··· RECORDED INFORMATION

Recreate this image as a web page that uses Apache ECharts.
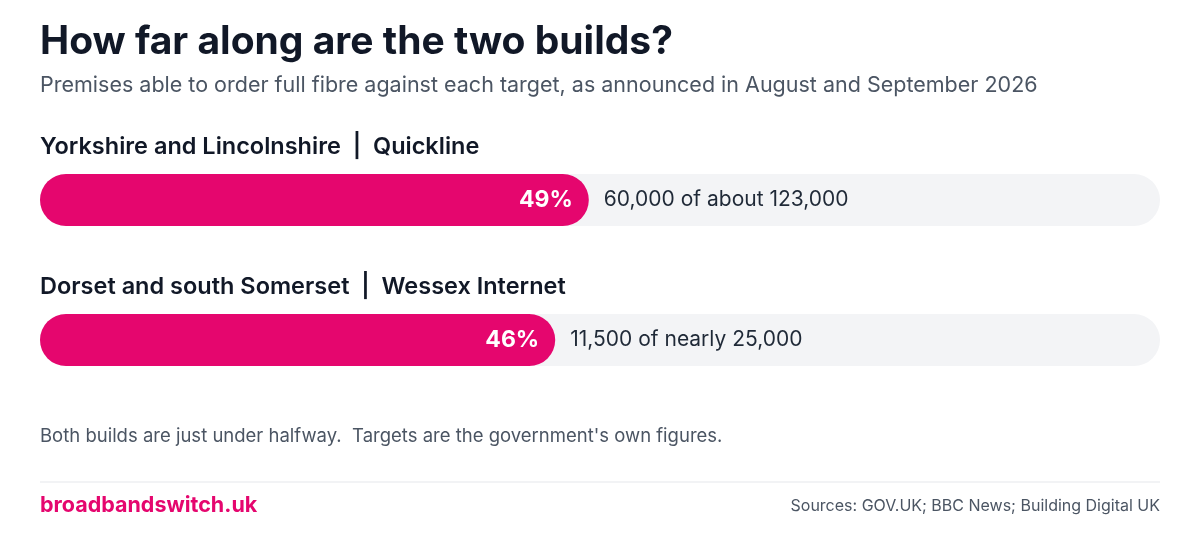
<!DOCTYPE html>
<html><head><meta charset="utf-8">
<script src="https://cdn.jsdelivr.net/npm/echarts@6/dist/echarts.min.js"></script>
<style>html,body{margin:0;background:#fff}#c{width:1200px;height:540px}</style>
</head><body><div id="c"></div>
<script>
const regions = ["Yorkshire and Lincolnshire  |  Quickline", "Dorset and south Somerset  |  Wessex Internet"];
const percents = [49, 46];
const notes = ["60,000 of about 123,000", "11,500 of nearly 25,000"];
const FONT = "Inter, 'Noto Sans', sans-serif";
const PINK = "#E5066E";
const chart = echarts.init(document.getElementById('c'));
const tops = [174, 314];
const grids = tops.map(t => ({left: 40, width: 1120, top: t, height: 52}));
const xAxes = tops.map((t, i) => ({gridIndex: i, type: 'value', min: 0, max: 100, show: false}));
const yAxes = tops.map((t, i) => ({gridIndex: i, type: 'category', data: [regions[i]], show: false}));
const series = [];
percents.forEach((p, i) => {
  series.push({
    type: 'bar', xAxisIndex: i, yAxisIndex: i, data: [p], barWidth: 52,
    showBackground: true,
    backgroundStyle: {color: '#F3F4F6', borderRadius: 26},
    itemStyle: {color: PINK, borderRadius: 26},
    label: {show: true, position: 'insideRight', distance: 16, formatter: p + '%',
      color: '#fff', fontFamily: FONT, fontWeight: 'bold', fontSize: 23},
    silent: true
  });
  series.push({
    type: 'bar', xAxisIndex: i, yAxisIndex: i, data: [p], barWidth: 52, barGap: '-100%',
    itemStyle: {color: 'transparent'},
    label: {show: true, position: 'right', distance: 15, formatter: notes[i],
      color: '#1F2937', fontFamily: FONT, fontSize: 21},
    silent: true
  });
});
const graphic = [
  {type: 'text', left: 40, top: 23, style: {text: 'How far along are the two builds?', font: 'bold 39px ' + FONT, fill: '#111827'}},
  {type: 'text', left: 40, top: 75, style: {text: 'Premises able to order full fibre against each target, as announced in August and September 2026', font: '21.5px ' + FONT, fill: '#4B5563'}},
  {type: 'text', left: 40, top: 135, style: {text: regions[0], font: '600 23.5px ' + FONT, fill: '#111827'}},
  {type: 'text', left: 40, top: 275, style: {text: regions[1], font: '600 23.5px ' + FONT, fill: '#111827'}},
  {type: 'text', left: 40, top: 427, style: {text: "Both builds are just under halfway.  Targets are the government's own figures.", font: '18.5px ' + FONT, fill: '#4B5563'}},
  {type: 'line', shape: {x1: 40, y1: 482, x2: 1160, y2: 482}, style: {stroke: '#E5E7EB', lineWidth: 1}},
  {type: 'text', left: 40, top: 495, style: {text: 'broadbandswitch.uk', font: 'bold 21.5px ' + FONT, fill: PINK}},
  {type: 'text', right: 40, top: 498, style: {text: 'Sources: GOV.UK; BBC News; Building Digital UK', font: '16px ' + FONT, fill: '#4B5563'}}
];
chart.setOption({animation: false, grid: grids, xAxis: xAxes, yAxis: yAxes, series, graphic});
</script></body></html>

······

GOAL OF THE EXERCISE: From start to finish, output the listing exactly, but omit its pictures.

EXERCISE OUTPUT:
Recreate this image as a web page that uses Apache ECharts.
<!DOCTYPE html>
<html><head><meta charset="utf-8">
<script src="https://cdn.jsdelivr.net/npm/echarts@6/dist/echarts.min.js"></script>
<style>html,body{margin:0;background:#fff}#c{width:1200px;height:540px}</style>
</head><body><div id="c"></div>
<script>
const regions = ["Yorkshire and Lincolnshire  |  Quickline", "Dorset and south Somerset  |  Wessex Internet"];
const percents = [49, 46];
const notes = ["60,000 of about 123,000", "11,500 of nearly 25,000"];
const FONT = "Inter, 'Noto Sans', sans-serif";
const PINK = "#E5066E";
const chart = echarts.init(document.getElementById('c'));
const tops = [174, 314];
const grids = tops.map(t => ({left: 40, width: 1120, top: t, height: 52}));
const xAxes = tops.map((t, i) => ({gridIndex: i, type: 'value', min: 0, max: 100, show: false}));
const yAxes = tops.map((t, i) => ({gridIndex: i, type: 'category', data: [regions[i]], show: false}));
const series = [];
percents.forEach((p, i) => {
  series.push({
    type: 'bar', xAxisIndex: i, yAxisIndex: i, data: [p], barWidth: 52,
    showBackground: true,
    backgroundStyle: {color: '#F3F4F6', borderRadius: 26},
    itemStyle: {color: PINK, borderRadius: 26},
    label: {show: true, position: 'insideRight', distance: 16, formatter: p + '%',
      color: '#fff', fontFamily: FONT, fontWeight: 'bold', fontSize: 23},
    silent: true
  });
  series.push({
    type: 'bar', xAxisIndex: i, yAxisIndex: i, data: [p], barWidth: 52, barGap: '-100%',
    itemStyle: {color: 'transparent'},
    label: {show: true, position: 'right', distance: 15, formatter: notes[i],
      color: '#1F2937', fontFamily: FONT, fontSize: 21},
    silent: true
  });
});
const graphic = [
  {type: 'text', left: 40, top: 23, style: {text: 'How far along are the two builds?', font: 'bold 39px ' + FONT, fill: '#111827'}},
  {type: 'text', left: 40, top: 75, style: {text: 'Premises able to order full fibre against each target, as announced in August and September 2026', font: '21.5px ' + FONT, fill: '#4B5563'}},
  {type: 'text', left: 40, top: 135, style: {text: regions[0], font: '600 23.5px ' + FONT, fill: '#111827'}},
  {type: 'text', left: 40, top: 275, style: {text: regions[1], font: '600 23.5px ' + FONT, fill: '#111827'}},
  {type: 'text', left: 40, top: 427, style: {text: "Both builds are just under halfway.  Targets are the government's own figures.", font: '18.5px ' + FONT, fill: '#4B5563'}},
  {type: 'line', shape: {x1: 40, y1: 482, x2: 1160, y2: 482}, style: {stroke: '#E5E7EB', lineWidth: 1}},
  {type: 'text', left: 40, top: 495, style: {text: 'broadbandswitch.uk', font: 'bold 21.5px ' + FONT, fill: PINK}},
  {type: 'text', right: 40, top: 498, style: {text: 'Sources: GOV.UK; BBC News; Building Digital UK', font: '16px ' + FONT, fill: '#4B5563'}}
];
chart.setOption({animation: false, grid: grids, xAxis: xAxes, yAxis: yAxes, series, graphic});
</script></body></html>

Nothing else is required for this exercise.